§ Requirement:
Copy each line with the word "this" in it.

____ Entries shown

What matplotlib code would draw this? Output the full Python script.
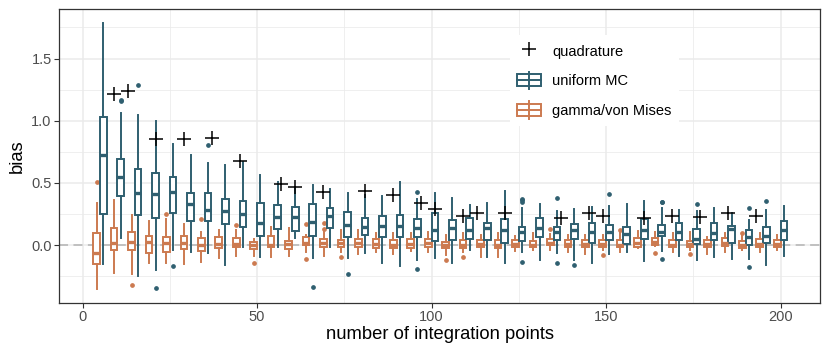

________
____ Entries shown

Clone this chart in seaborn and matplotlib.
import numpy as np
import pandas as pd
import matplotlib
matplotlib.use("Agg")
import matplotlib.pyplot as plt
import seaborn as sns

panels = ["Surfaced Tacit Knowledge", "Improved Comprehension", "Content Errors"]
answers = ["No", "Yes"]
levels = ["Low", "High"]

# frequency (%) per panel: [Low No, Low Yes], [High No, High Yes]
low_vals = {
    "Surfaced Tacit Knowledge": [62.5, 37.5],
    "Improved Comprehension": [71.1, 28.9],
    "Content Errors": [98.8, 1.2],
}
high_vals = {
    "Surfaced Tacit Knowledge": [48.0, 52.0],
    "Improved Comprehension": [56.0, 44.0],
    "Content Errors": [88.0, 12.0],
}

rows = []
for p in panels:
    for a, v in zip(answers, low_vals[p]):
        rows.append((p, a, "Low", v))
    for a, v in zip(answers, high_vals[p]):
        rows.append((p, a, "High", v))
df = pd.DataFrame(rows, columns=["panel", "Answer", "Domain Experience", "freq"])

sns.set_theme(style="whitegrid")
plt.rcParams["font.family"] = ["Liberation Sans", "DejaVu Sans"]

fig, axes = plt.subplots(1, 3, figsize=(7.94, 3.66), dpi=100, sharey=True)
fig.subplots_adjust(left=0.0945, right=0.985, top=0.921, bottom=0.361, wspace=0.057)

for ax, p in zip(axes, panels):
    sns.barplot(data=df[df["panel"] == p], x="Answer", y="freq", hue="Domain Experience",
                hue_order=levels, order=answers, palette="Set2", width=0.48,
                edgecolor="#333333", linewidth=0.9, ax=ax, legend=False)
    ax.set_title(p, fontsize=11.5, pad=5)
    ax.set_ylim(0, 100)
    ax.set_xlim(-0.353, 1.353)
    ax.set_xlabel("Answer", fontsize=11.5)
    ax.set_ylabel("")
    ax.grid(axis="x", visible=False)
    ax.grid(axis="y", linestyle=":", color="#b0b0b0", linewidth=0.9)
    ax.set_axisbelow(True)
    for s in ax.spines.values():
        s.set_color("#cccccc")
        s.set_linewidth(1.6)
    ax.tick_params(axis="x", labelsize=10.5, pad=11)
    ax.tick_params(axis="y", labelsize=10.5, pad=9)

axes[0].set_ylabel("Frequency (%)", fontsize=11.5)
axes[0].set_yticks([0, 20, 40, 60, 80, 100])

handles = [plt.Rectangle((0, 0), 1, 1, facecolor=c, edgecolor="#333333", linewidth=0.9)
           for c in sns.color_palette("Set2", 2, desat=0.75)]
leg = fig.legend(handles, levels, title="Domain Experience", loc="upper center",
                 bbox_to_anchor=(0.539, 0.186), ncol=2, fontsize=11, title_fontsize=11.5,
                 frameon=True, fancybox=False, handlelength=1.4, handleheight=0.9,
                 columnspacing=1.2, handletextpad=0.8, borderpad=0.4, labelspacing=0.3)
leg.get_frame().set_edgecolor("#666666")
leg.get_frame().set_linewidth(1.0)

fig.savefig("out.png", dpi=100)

________

§ The reply:
What matplotlib code would draw this? Output the full Python script.
Clone this chart in seaborn and matplotlib.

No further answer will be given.